Oleh karenanya, tidak mengherankan jika banyak orang non-muslim yang berbuat baik, bahkan kebaikannya terkadang melebihi orang yang beriman.
Nah, sehubungan dengan itu, apakah perbuatan mereka akan mendapat pahala?
Allah SWT berfirman:
مَنْ عَمِلَ صَالِحًا مِنْ ذَكَرٍ أَوْ أُنْثَى وَهُوَ مُؤْمِنٌ فَلَنُحْيِيَنَّهُ حَيَاةً طَيِّبَةً وَلَنَجْزِيَنَّهُمْ أَجْرَهُمْ بِأَحْسَنِ مَا كَانُوا يَعْمَلُونَ
“Barangsiapa yang mengerjakan amal saleh, baik laki-laki maupun perempuan dalam keadaan beriman, maka sesungguhnya akan Kami berikan kepadanya kehidupan yang baik dan sesungguhnya akan Kami beri balasan kepada mereka dengan pahala yang lebih baik dari apa yang telah mereka kerjakan.” (QS. An-Nahl: 97)
Secara jelas, ayat di atas menyebutkan bahwa “kehidupan yang baik” telah dijanjikan sebagai pahala atau balasan kepada mereka yang beramal saleh. Namun, para ulama berbeda pendapat tentang maksud ayat ini. Beberapa pendapat tentang kehidupan yang baik itu akan mewujud sebagai rezeki yang halal, qana’ah, keberuntungan, ketaatan, surga, atau ridla dengan ketetapan Allah SWT, dengan catatan—dan ini yang paling penting—bahwa perbuatan baik yang ia lakukan itu dilandasi dengan kesadaran beriman.
Nah, di titik ini keimanan menjadi syarat mutlak diterimanya sebuah amal kebaikan. Tanpanya, perbuatan itu akan “sia-sia”. Al-Baidlawi dalam tafsirnya mengatakan bahwa perbuatan baik yang dilakukan oleh orang-orang non-muslim tidak akan bisa mendatangkan pahala.
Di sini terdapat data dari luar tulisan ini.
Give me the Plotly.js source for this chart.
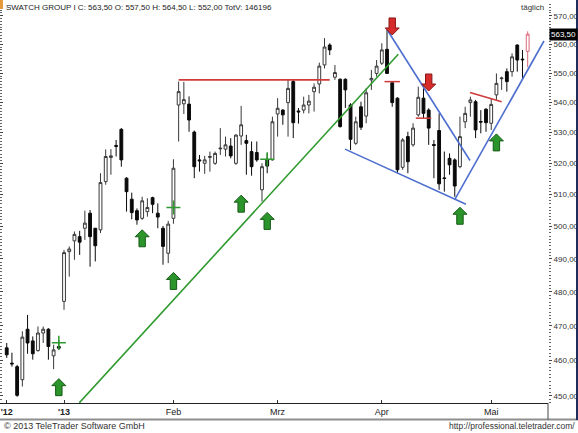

Hanya saja, diharapkan atau dimungkinkan, perbuatan baik itu akan memperingan pendertitaan.
Sementara itu, ulama tafsir kontemporer dari Mesir, As-Sya’rawi berpendapat bahwa setiap perbuatan baik akan diterima oleh Allah SWT. Dengan kata lain, setiap amal saleh pastilah akan berguna dan bermanfaat bagi pelakunya.
Lebih jauh, Allah SWT juga akan membalas setiap kebaikan yang dilakukan oleh orang non-muslim. Hanya saja balasan itu diberikan kepada mereka ketika di dunia saja. Ibnu Kasir juga berpendapat kurang lebih seperti ini. Wallahu a’lam.